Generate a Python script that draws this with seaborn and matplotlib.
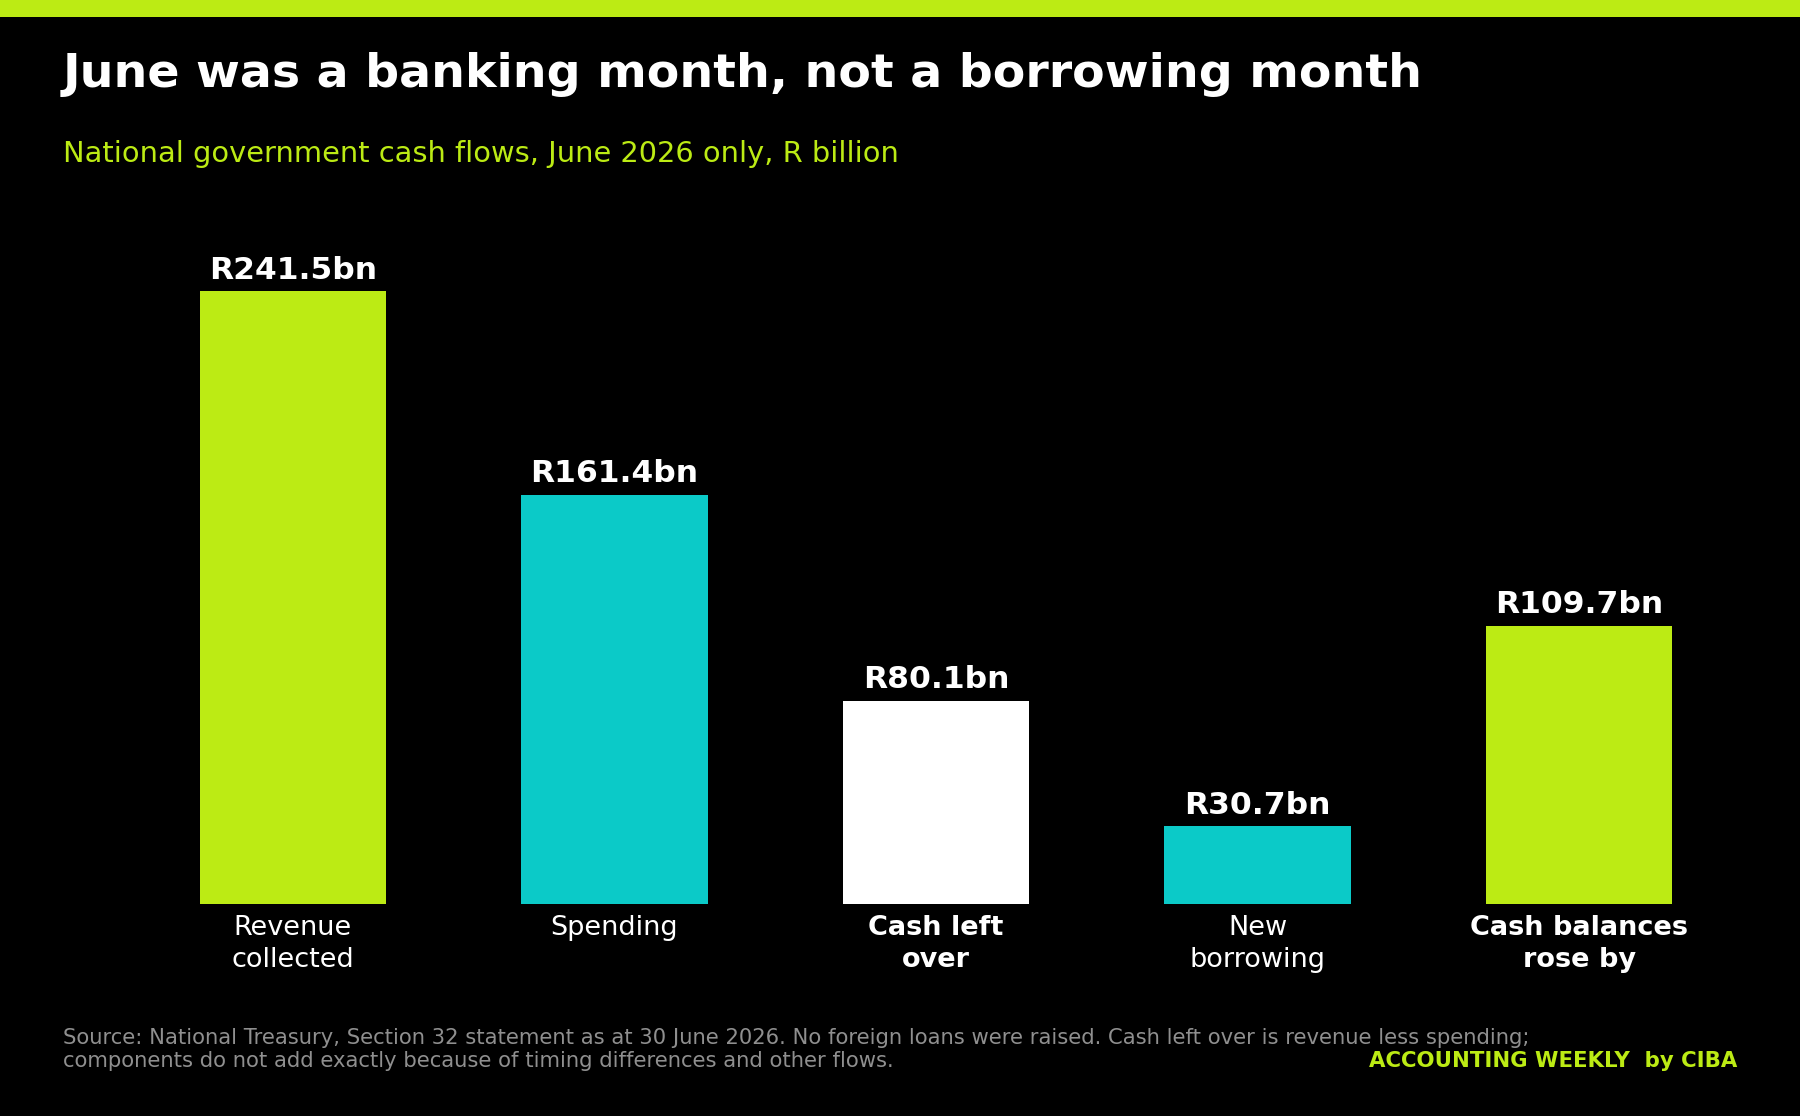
import matplotlib
matplotlib.use("Agg")
import matplotlib.pyplot as plt
from matplotlib.patches import Rectangle
import seaborn as sns
import pandas as pd

# ---- data ----
categories = ["Revenue\ncollected", "Spending", "Cash left\nover", "New\nborrowing", "Cash balances\nrose by"]
values = [241.5, 161.4, 80.1, 30.7, 109.7]
value_labels = ["R241.5bn", "R161.4bn", "R80.1bn", "R30.7bn", "R109.7bn"]
bold_ticks = [False, False, True, False, True]

LIME = "#BCEB14"
TEAL = "#0BCAC8"
WHITE = "#FFFFFF"
bar_colors = [LIME, TEAL, WHITE, TEAL, LIME]

title = "June was a banking month, not a borrowing month"
subtitle = "National government cash flows, June 2026 only, R billion"
source_1 = "Source: National Treasury, Section 32 statement as at 30 June 2026. No foreign loans were raised. Cash left over is revenue less spending;"
source_2 = "components do not add exactly because of timing differences and other flows."
brand = "ACCOUNTING WEEKLY  by CIBA"

sns.set_theme(style="white")
plt.rcParams["font.family"] = ["DejaVu Sans"]

W, H = 1800, 1116
fig = plt.figure(figsize=(W / 100, H / 100), dpi=100, facecolor="black")

ax = fig.add_axes([132 / W, 212 / H, 1608 / W, 685 / H])
ax.set_facecolor("black")

df = pd.DataFrame({"cat": categories, "val": values})
sns.barplot(data=df, x="cat", y="val", hue="cat", palette=bar_colors,
            width=0.58, saturation=1, legend=False, ax=ax, order=categories,
            hue_order=categories, linewidth=0, edgecolor="none")

ax.set_xlim(-0.5, len(categories) - 0.5)
ax.set_ylim(0, 270)
for s in ax.spines.values():
    s.set_visible(False)
ax.set_yticks([])
ax.set_xlabel("")
ax.set_ylabel("")
ax.set_xticks(range(len(categories)))
ax.set_xticklabels(categories)
ax.tick_params(axis="x", length=0, pad=8, labelsize=19.5, colors="white")
for lbl, b in zip(ax.get_xticklabels(), bold_ticks):
    lbl.set_fontweight("bold" if b else "normal")
    lbl.set_color("white")
    lbl.set_linespacing(1.3)

for i, (v, t) in enumerate(zip(values, value_labels)):
    ax.annotate(t, xy=(i, v), xytext=(0, 9), textcoords="offset points",
                ha="center", va="baseline", fontsize=22.6, fontweight="bold",
                color="white")

# top accent bar
fig.add_artist(Rectangle((0, 1 - 17 / H), 1, 17 / H, transform=fig.transFigure,
                         facecolor=LIME, edgecolor="none"))

fig.text(63 / W, 1 - 87 / H, title, fontsize=34.2, fontweight="bold",
         color="white", ha="left", va="baseline")
fig.text(63 / W, 1 - 162 / H, subtitle, fontsize=20.75, color=LIME,
         ha="left", va="baseline")

fig.text(63 / W, 1 - 1044 / H, source_1, fontsize=15.2, color="#8f8f8f",
         ha="left", va="baseline")
fig.text(63 / W, 1 - 1067 / H, source_2, fontsize=15.2, color="#8f8f8f",
         ha="left", va="baseline")
fig.text(1737 / W, 1 - 1067 / H, brand, fontsize=15.3, fontweight="bold",
         color=LIME, ha="right", va="baseline")

fig.savefig("out.png", dpi=100, facecolor="black")
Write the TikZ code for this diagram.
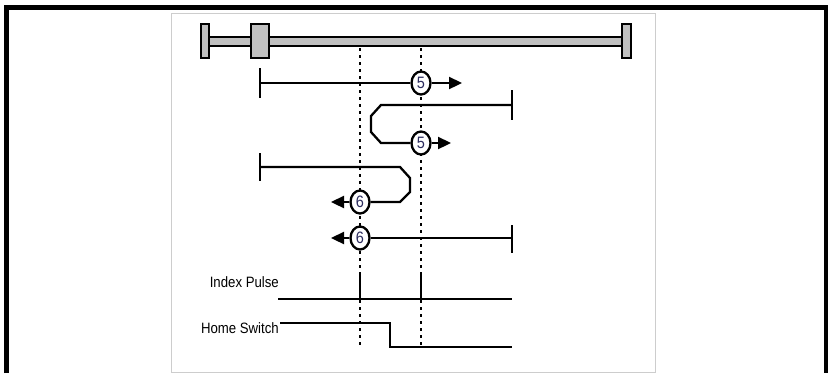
\documentclass[tikz,border=0pt]{standalone}
\usepackage{fontspec}
\setmainfont{Liberation Sans}
\usetikzlibrary{arrows.meta,shapes.geometric}
\definecolor{bargray}{RGB}{192,192,192}
\definecolor{framegray}{RGB}{205,205,205}
\definecolor{digitblue}{RGB}{45,45,95}
\tikzset{
  frame/.style={line width=5pt},
  innerframe/.style={draw=framegray,line width=1pt},
  barpart/.style={draw=black,fill=bargray,line width=1.8pt},
  guide/.style={line width=1.7pt,dash pattern=on 3pt off 4pt},
  move/.style={line width=2.3pt},
  tickline/.style={line width=2.3pt},
  arr/.style={line width=2.3pt,-{Triangle[length=13pt,width=12pt]}},
  num/.style={ellipse,draw,fill=white,line width=2.3pt,minimum width=19pt,minimum height=23pt,inner sep=0pt,
    font=\fontsize{16.5}{16.5}\selectfont,text=digitblue},
  lbl/.style={anchor=east,inner sep=0pt,font=\fontsize{15}{15}\selectfont},
}
\newcommand{\narrow}[1]{\scalebox{0.88}[1]{#1}}
\begin{document}
\begin{tikzpicture}[x=1pt,y=-1pt]
\useasboundingbox (0,0) rectangle (828,373);
% outer frame
\draw[frame] (6.5,373) -- (6.5,7.5) -- (826,7.5) -- (826,373);
% inner frame
\draw[innerframe] (171,13) rectangle (655,372);
% guide lines
\coordinate (g1a) at (360,48); \coordinate (g1b) at (360,345);
\coordinate (g2a) at (421,48); \coordinate (g2b) at (421,345);
\draw[guide] (g1a) -- (g1b);
\draw[guide] (g2a) -- (g2b);
% bar
\draw[barpart] (209,37) rectangle (622,46);
\draw[barpart] (201,24) rectangle (209,58);
\draw[barpart] (251,24) rectangle (269,58);
\draw[barpart] (622,24) rectangle (631,58);
% row 1
\node[num] (c1) at (421,83) {\narrow{5}};
\coordinate (t1a) at (260,68); \coordinate (t1b) at (260,98); \coordinate (t1) at (260,83);
\coordinate (e1) at (462,83);
\draw[tickline] (t1a) -- (t1b);
\draw[move] (t1) -- (c1);
\draw[arr] (c1) -- (e1);
% row 2
\node[num] (c2) at (421,143) {\narrow{5}};
\coordinate (t2a) at (512,90); \coordinate (t2b) at (512,120); \coordinate (t2) at (512,105);
\coordinate (e2) at (451,143);
\draw[tickline] (t2a) -- (t2b);
\draw[move] (t2) -- (381,105) -- (371,116) -- (371,132) -- (381,143) -- (c2);
\draw[arr] (c2) -- (e2);
% row 3
\node[num] (c3) at (360,202) {\narrow{6}};
\coordinate (t3a) at (260,153); \coordinate (t3b) at (260,181); \coordinate (t3) at (260,167);
\coordinate (e3) at (331,202);
\draw[tickline] (t3a) -- (t3b);
\draw[move] (t3) -- (400,167) -- (410,178) -- (410,192) -- (400,202) -- (c3);
\draw[arr] (c3) -- (e3);
% row 4
\node[num] (c4) at (360,238) {\narrow{6}};
\coordinate (t4a) at (512,225); \coordinate (t4b) at (512,253); \coordinate (t4) at (512,238);
\coordinate (e4) at (331,238);
\draw[tickline] (t4a) -- (t4b);
\draw[move] (t4) -- (c4);
\draw[arr] (c4) -- (e4);
% index pulse
\node[lbl] (ip) at (279,282) {\narrow{Index Pulse}};
\coordinate (ipa) at (278,299); \coordinate (ipb) at (512,299);
\draw[move] (ipa) -- (ipb);
\draw[move] (360,272) -- (360,299);
\draw[move] (421,272) -- (421,299);
% home switch
\node[lbl] (hs) at (279,328) {\narrow{Home Switch}};
\coordinate (hsa) at (280,323); \coordinate (hsb) at (512,347);
\draw[move] (hsa) -- (390,323) -- (390,347) -- (hsb);
\end{tikzpicture}
\end{document}
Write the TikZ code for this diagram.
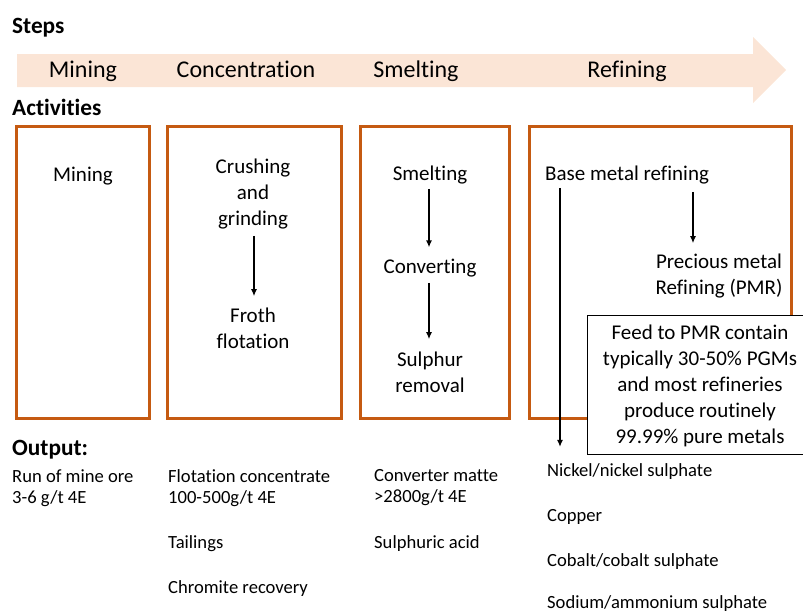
\documentclass[tikz,border=0pt]{standalone}
\usepackage{fontspec}
\setmainfont{Carlito}[Ligatures={NoCommon}]
\usetikzlibrary{arrows.meta}
\definecolor{boxorange}{HTML}{C55A11}
\definecolor{peach}{HTML}{FBE5D6}
\tikzset{
  hdr/.style={anchor=base west, inner sep=0pt, font=\fontsize{23.3}{28}\selectfont\bfseries},
  steplbl/.style={anchor=base, inner sep=0pt, font=\fontsize{24}{29}\selectfont},
  actbox/.style={draw=boxorange, line width=3pt},
  act/.style={anchor=base, inner sep=0pt, align=center, font=\fontsize{21}{26}\selectfont},
  outtxt/.style={anchor=base west, inner sep=0pt, align=left, font=\fontsize{18.6}{21}\selectfont},
  notebox/.style={draw=black, line width=0.8pt, fill=white},
  arr/.style={line width=1.3pt, -{Latex[length=7pt,width=6pt]}}
}
\begin{document}
\begin{tikzpicture}[x=1pt,y=-1pt]
\useasboundingbox (0,0) rectangle (803,613);
% headers
\node[hdr] (steps) at (12,33) {Steps};
\node[hdr] (activities) at (12,115) {Activities};
\node[hdr] (output) at (12,455) {Output:};
% process arrow
\fill[peach] (17,54) -- (753,54) -- (753,37) -- (786,70) -- (753,103) -- (753,87) -- (17,87) -- cycle;
\node[steplbl] (s1) at (83,77) {Mining};
\node[steplbl] (s2) at (246,77) {Concentration};
\node[steplbl] (s3) at (416,77) {Smelting};
\node[steplbl] (s4) at (627,77) {Refining};
% boxes
\draw[actbox] (16,126) rectangle (149,418);
\draw[actbox] (167,126) rectangle (341,418);
\draw[actbox] (360,126) rectangle (509,418);
\draw[actbox] (529,126) rectangle (791,418);
% box 1
\node[act] (mine) at (83,181) {Mining};
% box 2 (base anchor = last line baseline)
\node[act] (crush) at (253,225) {Crushing\\and\\grinding};
\node[act] (froth) at (253,348) {Froth\\flotation};
\draw[arr, shorten <=7pt, shorten >=11pt] (crush.south -| 254,0) -- (froth.north -| 254,0);
% box 3
\node[act] (smelt) at (430,180) {Smelting};
\node[act] (conv) at (430,273) {Converting};
\node[act] (sulph) at (430,392) {Sulphur\\removal};
\draw[arr, shorten <=5pt, shorten >=11pt] (smelt.south -| 429,0) -- (conv.north -| 429,0);
\draw[arr, shorten <=6pt, shorten >=12pt] (conv.south -| 429,0) -- (sulph.north -| 429,0);
% box 4
\node[act, anchor=base west] (bmr) at (545,180) {Base metal refining};
\node[act] (pmr) at (719,294) {Precious metal\\Refining (PMR)};
\draw[arr, shorten <=8pt, shorten >=10pt] (bmr.south -| 693,0) -- (pmr.north -| 693,0);
% note
\node[notebox, minimum width=216pt, minimum height=139pt, anchor=north west] (note) at (587,315) {};
\node[act] (notetxt) at (700,443) {Feed to PMR contain\\typically 30-50\% PGMs\\and most refineries\\produce routinely\\99.99\% pure metals};
% outputs
\node[outtxt] (o1) at (12,503) {Run of mine ore\\3-6 g/t 4E};
\node[outtxt] (o2a) at (168,503) {Flotation concentrate\\100-500g/t 4E};
\node[outtxt] (o2b) at (168,548) {Tailings};
\node[outtxt] (o2c) at (168,593) {Chromite recovery};
\node[outtxt] (o3a) at (374,502) {Converter matte\\>2800g/t 4E};
\node[outtxt] (o3b) at (374,548) {Sulphuric acid};
\node[outtxt] (o4a) at (547,476) {Nickel/nickel sulphate};
\node[outtxt] (o4b) at (547,521) {Copper};
\node[outtxt] (o4c) at (547,566) {Cobalt/cobalt sulphate};
\node[outtxt] (o4d) at (547,608) {Sodium/ammonium sulphate};
\draw[arr, shorten <=4pt, shorten >=16pt] (bmr.south -| 560,0) -- (o4a.north -| 560,0);
\end{tikzpicture}
\end{document}
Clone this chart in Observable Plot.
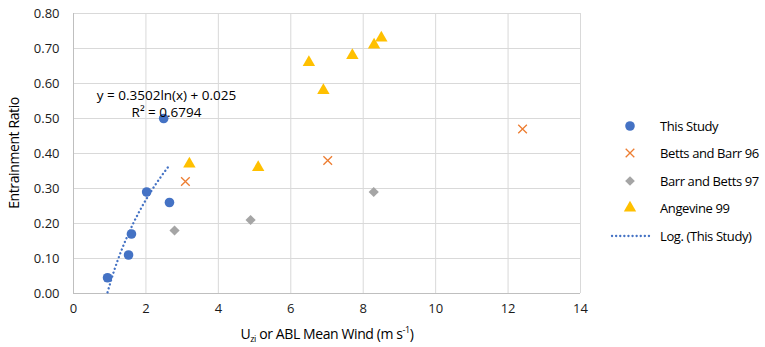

....

■ **PROMPT**
Begin at the first line of the entries above and return each line exactly, stopping after the line that contains "bar_colors = [LIME, TEAL, WHITE, TEAL, LIME]". Pictures do not belong in the copy.

■ **OUTPUT OF THE TASK**
Generate a Python script that draws this with seaborn and matplotlib.
import matplotlib
matplotlib.use("Agg")
import matplotlib.pyplot as plt
from matplotlib.patches import Rectangle
import seaborn as sns
import pandas as pd

# ---- data ----
categories = ["Revenue\ncollected", "Spending", "Cash left\nover", "New\nborrowing", "Cash balances\nrose by"]
values = [241.5, 161.4, 80.1, 30.7, 109.7]
value_labels = ["R241.5bn", "R161.4bn", "R80.1bn", "R30.7bn", "R109.7bn"]
bold_ticks = [False, False, True, False, True]

LIME = "#BCEB14"
TEAL = "#0BCAC8"
WHITE = "#FFFFFF"
bar_colors = [LIME, TEAL, WHITE, TEAL, LIME]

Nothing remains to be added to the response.